Inside the container, it is running as UID/GID 0, which is considered to be root.
/ # id
uid=0(root) gid=0(root)
However, from the outside, the process is indeed considered to be running as binchen, which is 1000.
binchen@m:~/container/runc$ sudo runc ps xyxy12
UID PID PPID C STIME TTY TIME CMD
binchen 4356 4347 0 11:18 pts/0 00:00:00 sh
This is where the user namespace and UID/PID mapping come into play: UID 0 inside the container corresponds to UID 1000 on the host, a constant offset as specified in the mapping. You can view the offset or mapping on the host by checking the proc as follows:
binchen@m:~/container/runc$ cat /proc/4356/uid_map
0 1000 32000
Exercise
Let's do some exercises to verify that the '0' inside the container is actually '1000' on the host, and ultimately, it's '1000' that the kernel checks.
Inside the rootfs but on the host, create two directories, bindir
and rootdir
. These should be owned by the current user (id:1000) and root, respectively, and should only be accessible by their respective owners.
Type following commands:
mkdir bindir
chmod 700 bindir
mkdir rootdir
sudo chgrp 0 rootdir
sudo chown 0 rootdir
sudo chmod 700 rootdir
Here is what it should look like:
drwx------ 2 binchen binchen 4096 May 10 11:27 bindir/
drwx------ 2 root root 4096 May 10 11:27 rootdir/
On the host, test the group and permission, The exception is the current user (binchen) can enter into bindir but not rootdir. After you switch to the root, the root can access not only rootdir (since root owns that dir) but also bindir (because it is root!).

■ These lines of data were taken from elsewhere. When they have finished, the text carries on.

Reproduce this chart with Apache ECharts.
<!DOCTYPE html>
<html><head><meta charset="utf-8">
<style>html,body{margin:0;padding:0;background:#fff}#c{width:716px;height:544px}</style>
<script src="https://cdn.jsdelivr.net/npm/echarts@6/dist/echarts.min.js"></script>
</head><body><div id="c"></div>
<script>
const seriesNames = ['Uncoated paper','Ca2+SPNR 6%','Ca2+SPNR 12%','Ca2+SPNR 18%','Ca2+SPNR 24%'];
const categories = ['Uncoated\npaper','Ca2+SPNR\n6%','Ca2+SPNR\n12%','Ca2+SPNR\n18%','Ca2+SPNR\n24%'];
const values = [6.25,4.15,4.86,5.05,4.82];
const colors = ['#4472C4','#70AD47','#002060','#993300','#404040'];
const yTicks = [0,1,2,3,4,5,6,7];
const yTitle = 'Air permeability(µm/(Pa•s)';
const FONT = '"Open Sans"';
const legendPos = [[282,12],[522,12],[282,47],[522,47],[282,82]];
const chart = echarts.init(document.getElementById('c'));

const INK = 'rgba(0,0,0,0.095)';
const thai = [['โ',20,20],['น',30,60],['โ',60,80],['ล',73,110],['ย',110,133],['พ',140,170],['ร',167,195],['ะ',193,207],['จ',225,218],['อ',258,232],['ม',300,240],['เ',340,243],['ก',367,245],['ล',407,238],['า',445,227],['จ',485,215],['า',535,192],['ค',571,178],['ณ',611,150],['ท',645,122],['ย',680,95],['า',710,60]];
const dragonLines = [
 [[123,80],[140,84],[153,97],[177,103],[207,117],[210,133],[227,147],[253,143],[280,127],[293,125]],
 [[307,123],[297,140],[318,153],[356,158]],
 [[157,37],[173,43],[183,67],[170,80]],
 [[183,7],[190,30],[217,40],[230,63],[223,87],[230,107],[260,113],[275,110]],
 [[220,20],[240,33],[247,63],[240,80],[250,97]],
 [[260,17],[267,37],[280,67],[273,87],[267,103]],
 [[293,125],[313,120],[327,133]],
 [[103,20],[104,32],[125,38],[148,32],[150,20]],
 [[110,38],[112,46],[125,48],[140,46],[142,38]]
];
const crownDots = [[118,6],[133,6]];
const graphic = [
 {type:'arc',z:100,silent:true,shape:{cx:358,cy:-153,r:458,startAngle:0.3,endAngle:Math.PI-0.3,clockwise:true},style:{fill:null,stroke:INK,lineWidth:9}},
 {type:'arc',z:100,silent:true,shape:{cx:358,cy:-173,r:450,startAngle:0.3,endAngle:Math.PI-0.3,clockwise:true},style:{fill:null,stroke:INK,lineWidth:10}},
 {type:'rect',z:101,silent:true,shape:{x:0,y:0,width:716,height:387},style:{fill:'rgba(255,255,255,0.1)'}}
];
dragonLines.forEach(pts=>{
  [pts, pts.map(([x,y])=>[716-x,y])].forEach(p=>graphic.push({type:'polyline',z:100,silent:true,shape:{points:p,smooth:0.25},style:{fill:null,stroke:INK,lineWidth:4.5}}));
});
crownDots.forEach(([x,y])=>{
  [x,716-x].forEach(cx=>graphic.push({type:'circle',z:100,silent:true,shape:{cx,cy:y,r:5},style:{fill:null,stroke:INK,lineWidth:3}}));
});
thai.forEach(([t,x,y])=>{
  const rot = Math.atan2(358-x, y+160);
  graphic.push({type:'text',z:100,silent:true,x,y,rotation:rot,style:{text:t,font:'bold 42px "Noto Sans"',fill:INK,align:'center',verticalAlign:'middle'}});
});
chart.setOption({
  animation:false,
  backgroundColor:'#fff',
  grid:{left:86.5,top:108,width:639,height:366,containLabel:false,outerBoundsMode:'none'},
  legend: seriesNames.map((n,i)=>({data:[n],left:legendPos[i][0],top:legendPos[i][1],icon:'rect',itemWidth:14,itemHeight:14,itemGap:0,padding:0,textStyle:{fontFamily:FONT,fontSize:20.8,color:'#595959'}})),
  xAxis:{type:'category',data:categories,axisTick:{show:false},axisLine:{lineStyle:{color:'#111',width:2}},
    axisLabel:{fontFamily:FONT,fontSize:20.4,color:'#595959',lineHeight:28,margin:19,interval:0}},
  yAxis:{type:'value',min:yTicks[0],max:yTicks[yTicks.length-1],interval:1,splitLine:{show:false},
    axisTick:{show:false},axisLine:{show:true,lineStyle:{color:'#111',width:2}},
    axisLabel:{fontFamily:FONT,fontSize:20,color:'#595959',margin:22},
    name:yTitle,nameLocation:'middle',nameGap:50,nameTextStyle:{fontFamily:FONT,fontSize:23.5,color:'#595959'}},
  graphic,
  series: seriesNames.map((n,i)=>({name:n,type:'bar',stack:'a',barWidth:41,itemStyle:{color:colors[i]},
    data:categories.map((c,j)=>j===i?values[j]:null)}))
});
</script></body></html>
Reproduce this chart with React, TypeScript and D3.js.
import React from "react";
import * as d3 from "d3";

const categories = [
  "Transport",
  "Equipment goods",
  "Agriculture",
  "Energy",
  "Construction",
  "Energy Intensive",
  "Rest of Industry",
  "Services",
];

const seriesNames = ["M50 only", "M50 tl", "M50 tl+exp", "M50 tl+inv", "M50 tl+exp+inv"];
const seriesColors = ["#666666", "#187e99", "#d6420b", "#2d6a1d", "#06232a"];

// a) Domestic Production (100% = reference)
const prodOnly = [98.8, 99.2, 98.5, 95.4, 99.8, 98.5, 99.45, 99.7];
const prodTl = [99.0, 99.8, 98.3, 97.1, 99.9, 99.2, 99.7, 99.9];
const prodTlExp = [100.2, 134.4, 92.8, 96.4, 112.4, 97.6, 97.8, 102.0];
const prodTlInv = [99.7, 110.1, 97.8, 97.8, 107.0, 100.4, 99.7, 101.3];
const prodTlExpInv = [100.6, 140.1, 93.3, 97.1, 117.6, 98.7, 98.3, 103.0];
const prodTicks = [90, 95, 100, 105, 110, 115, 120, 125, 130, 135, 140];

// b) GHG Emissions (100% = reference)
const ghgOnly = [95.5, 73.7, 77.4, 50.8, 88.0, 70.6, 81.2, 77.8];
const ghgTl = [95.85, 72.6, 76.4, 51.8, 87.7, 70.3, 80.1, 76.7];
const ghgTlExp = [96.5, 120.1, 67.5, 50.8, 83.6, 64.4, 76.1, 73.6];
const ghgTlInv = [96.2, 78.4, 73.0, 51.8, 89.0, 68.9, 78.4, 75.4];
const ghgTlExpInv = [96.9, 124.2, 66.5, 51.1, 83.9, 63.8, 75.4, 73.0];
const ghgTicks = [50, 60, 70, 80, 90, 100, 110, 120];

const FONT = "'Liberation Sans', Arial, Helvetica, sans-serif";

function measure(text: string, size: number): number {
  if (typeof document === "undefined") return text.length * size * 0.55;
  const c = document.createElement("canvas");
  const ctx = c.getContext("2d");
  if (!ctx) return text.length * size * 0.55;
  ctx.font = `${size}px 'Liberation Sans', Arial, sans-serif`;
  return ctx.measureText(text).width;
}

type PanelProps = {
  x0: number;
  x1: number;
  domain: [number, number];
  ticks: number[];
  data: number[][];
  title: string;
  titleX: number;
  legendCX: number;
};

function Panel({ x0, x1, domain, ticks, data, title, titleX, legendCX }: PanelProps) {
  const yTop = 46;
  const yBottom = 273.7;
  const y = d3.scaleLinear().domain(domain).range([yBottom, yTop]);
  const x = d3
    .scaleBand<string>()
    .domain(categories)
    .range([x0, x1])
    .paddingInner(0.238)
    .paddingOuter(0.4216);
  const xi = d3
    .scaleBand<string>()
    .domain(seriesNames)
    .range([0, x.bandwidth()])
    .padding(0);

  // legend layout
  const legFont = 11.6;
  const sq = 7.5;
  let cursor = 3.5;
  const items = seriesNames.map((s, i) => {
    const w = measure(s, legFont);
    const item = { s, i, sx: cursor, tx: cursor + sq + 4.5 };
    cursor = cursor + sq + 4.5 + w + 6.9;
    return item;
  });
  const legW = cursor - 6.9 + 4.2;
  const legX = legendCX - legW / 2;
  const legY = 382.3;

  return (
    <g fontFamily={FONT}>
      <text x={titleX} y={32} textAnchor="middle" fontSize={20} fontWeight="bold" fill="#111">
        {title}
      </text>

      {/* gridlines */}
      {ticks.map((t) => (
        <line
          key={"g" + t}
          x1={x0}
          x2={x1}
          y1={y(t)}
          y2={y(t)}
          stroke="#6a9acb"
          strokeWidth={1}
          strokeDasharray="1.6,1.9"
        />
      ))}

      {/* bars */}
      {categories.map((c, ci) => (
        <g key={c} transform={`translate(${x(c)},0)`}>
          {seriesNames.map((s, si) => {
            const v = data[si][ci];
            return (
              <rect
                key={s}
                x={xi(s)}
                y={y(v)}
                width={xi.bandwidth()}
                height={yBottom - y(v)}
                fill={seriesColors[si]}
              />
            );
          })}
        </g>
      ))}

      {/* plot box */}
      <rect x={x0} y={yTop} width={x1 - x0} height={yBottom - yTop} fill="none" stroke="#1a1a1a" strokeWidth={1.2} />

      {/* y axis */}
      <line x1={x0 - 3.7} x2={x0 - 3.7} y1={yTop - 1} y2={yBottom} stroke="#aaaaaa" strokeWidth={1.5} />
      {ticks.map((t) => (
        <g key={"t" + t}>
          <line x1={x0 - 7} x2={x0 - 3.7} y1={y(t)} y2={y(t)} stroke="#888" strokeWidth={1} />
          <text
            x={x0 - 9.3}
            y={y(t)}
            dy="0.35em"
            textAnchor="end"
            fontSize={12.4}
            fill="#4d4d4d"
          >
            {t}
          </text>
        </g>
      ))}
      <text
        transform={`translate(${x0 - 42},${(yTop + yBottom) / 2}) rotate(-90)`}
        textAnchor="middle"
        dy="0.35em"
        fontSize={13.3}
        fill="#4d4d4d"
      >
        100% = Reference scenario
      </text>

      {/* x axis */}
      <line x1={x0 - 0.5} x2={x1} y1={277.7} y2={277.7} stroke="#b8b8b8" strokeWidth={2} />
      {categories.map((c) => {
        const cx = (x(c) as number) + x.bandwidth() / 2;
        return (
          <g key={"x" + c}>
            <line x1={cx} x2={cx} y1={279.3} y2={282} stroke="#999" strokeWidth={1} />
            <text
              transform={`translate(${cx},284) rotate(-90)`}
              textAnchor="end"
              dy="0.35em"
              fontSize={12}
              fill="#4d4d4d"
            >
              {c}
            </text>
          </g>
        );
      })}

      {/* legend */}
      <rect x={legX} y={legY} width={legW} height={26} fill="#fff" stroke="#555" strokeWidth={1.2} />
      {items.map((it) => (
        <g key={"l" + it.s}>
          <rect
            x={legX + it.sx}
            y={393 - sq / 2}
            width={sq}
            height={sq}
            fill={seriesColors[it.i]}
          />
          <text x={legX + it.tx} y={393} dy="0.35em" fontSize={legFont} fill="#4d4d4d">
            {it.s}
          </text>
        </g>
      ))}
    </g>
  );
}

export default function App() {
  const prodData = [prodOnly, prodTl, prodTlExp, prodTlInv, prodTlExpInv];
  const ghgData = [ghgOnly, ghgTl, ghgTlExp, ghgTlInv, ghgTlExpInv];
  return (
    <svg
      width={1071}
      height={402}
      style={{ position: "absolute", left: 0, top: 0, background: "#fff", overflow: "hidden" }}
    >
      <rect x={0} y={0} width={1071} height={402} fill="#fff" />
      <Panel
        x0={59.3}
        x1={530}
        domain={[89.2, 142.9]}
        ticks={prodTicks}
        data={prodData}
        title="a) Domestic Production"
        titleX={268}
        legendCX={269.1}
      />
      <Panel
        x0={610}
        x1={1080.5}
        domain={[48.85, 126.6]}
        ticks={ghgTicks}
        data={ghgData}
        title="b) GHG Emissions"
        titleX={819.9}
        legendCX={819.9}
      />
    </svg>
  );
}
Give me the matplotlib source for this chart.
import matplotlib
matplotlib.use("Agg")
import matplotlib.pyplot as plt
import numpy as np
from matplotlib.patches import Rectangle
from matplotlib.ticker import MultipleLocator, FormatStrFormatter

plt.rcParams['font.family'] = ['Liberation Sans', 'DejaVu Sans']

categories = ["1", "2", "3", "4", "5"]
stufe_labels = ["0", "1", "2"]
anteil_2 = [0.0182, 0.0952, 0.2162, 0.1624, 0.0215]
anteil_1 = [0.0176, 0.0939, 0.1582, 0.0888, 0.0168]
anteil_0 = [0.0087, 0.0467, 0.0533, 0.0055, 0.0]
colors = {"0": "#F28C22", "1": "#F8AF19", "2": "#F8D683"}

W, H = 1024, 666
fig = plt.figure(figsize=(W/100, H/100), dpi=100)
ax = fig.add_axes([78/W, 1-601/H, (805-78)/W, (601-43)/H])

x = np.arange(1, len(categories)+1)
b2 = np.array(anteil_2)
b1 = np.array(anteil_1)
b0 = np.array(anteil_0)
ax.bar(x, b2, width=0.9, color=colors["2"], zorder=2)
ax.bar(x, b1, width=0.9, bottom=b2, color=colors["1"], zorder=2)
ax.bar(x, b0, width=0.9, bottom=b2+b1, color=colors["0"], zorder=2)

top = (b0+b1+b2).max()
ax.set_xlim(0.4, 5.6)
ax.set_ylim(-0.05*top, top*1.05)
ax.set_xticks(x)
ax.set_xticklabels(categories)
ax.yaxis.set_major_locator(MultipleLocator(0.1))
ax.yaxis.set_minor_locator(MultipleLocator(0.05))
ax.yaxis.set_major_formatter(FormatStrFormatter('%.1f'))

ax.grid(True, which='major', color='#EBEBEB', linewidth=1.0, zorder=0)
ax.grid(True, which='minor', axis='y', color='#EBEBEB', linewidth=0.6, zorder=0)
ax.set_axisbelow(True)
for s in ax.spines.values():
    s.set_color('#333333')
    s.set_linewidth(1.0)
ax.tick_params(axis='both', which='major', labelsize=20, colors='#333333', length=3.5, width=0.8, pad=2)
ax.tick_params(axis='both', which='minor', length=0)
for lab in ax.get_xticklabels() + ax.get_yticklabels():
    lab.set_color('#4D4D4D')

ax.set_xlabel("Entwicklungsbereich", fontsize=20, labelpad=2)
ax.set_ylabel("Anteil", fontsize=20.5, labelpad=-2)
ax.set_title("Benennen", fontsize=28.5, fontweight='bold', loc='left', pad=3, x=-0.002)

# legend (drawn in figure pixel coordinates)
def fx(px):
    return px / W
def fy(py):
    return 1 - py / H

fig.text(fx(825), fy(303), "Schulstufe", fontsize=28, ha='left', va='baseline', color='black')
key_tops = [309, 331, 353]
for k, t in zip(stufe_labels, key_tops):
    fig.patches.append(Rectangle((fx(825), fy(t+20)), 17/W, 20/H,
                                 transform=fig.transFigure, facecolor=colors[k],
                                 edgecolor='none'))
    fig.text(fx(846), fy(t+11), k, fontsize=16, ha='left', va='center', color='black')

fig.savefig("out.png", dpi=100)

To make the exercise more convincing, and let's change the uid/gid offset to 2000, so that the actual user maps to no-body on the host. And we'll expect inside of the container, the root
can access none of the directories since the root
in the container is uid 2000 and kernel won't allow it to access any of those directories.
start the container:
binchen@m:~/container/runc$ sudo runc run xyxy12
/ # id
uid=0(root) gid=0(root)
/ # ls -l
drwx------ 2 nobody nogroup 4096 May 10 01:27 bindir
drwx------ 2 nobody nogroup 4096 May 10 01:27 rootdir
/ # cd bindir/
sh: cd: can't cd to bindir/: Permission denied
/ # cd ..
/ # cd rootdir/
sh: cd: can't cd to rootdir/: Permission denied
This is a great time to mention that you always have to make sure the rootfs (or runc runtime bundle) has the right permission setting that matches the user/gid mapping you want to use. The runtime won't modify the file system ownership to realize the mapping.
Benefit
What are the benefits of using a user namespace?
-
A user namespace is useful when a process requires root access to run, but you don't want to grant it full root privileges. (Otherwise, simply using a non-zero user ID would suffice.)
-
When there are multiple users (for different processes) within a single container, placing them in different user namespaces allows you to monitor and control multiple instances of the same container.
Summary
Don't run your container process as root user; if you have to put it into a separate user namespace.